▶ **WRITTEN EXERCISE**: Your task is to repeat the lines from the line with "Give me the" to the line with "import * as", both ends included, and nothing else. Pictures stay out of the copy.
----------
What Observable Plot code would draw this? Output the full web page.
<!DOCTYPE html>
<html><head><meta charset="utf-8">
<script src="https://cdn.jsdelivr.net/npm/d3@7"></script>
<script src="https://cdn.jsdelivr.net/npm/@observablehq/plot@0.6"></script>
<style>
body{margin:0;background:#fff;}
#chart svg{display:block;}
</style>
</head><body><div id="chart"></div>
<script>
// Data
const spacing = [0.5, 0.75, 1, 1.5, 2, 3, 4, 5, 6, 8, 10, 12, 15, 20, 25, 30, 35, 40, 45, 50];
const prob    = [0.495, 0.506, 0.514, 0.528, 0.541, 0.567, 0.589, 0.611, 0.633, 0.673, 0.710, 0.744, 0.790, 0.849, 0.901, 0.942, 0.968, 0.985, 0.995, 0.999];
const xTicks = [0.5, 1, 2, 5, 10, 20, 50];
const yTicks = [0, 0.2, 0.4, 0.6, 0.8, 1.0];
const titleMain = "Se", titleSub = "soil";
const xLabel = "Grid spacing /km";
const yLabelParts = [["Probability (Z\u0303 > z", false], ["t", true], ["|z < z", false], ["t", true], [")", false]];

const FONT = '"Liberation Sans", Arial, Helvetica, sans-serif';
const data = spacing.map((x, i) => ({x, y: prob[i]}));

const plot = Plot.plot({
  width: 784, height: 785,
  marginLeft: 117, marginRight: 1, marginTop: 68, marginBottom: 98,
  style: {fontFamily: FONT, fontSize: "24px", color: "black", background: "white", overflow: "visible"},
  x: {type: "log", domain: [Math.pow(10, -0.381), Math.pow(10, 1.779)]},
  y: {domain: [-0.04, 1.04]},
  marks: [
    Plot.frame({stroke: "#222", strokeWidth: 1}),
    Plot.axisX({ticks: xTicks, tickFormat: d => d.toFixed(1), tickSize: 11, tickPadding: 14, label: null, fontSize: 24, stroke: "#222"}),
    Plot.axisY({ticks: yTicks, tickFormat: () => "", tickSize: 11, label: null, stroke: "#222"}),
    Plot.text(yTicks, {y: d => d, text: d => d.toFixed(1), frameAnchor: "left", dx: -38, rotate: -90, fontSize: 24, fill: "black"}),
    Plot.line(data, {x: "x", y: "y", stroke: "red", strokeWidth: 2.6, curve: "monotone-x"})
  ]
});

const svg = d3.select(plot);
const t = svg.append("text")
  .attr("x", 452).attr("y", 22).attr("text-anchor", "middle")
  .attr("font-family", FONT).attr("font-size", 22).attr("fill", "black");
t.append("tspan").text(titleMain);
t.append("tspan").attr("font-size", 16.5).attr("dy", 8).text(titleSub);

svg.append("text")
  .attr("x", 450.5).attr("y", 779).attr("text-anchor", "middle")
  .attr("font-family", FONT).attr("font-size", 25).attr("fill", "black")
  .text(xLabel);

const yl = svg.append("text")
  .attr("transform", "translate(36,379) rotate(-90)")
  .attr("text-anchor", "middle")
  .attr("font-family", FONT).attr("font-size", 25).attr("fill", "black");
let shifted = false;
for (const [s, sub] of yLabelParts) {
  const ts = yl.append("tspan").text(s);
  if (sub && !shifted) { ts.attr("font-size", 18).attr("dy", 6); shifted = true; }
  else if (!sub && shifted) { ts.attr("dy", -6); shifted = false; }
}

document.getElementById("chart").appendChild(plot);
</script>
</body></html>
----------
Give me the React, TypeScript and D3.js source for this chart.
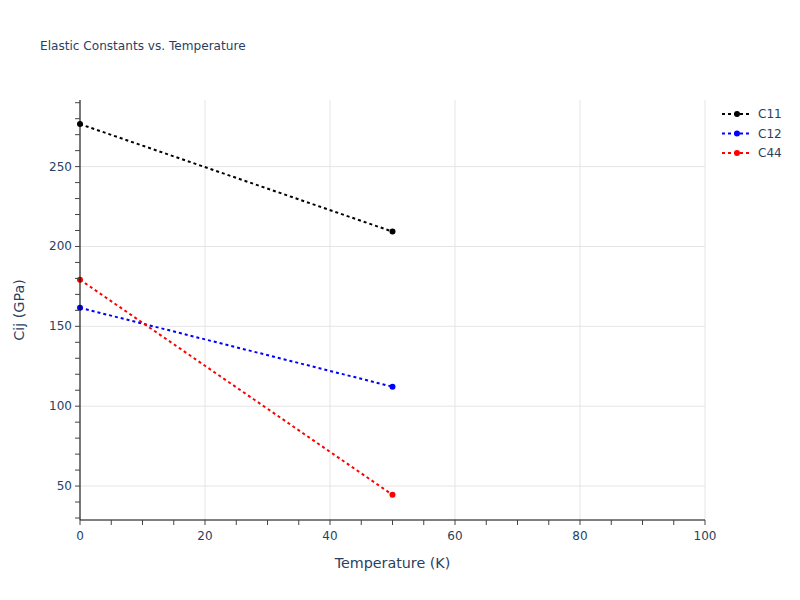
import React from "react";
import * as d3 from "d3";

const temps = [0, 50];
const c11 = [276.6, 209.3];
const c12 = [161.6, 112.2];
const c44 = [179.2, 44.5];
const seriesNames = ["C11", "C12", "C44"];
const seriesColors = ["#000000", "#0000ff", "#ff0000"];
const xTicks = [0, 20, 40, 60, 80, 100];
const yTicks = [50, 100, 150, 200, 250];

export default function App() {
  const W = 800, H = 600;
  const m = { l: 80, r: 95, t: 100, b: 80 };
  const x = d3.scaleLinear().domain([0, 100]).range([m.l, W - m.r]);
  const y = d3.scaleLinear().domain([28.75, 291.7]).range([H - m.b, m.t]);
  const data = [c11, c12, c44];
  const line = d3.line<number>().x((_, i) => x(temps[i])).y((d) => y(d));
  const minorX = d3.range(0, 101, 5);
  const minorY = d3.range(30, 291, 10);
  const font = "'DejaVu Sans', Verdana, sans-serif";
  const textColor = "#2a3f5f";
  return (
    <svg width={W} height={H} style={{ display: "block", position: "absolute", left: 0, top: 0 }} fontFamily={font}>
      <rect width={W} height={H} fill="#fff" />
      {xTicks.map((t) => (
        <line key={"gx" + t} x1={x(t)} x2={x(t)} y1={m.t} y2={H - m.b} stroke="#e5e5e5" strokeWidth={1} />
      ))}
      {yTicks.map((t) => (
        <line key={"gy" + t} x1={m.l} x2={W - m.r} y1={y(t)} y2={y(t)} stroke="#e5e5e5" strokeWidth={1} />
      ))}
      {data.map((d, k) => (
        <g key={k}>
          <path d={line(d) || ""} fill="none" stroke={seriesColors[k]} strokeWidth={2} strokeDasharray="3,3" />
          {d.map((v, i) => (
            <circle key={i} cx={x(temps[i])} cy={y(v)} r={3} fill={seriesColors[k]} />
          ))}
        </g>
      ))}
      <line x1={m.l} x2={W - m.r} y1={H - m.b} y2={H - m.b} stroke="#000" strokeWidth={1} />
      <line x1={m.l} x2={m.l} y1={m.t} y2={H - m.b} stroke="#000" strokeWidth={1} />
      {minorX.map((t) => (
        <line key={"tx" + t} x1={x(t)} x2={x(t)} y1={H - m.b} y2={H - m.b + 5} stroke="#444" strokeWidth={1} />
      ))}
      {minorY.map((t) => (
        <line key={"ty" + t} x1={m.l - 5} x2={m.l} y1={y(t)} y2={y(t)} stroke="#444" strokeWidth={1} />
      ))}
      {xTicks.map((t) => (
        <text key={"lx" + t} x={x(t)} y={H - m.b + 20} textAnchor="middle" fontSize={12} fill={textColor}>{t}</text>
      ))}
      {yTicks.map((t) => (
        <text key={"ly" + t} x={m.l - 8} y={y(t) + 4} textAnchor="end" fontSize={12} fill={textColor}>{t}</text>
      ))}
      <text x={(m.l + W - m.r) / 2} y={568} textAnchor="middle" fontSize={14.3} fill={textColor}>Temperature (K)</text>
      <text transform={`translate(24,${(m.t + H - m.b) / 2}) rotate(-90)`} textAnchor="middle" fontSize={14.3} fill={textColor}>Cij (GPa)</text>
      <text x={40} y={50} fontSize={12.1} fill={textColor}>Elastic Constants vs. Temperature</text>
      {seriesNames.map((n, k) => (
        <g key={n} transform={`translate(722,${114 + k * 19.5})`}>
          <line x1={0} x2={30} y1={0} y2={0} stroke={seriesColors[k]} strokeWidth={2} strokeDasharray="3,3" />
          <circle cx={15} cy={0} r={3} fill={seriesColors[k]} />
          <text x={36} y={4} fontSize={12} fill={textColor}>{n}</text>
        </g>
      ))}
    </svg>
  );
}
----------
▶ **FINISHED ANSWER**:
Give me the React, TypeScript and D3.js source for this chart.
import React from "react";
import * as d3 from "d3";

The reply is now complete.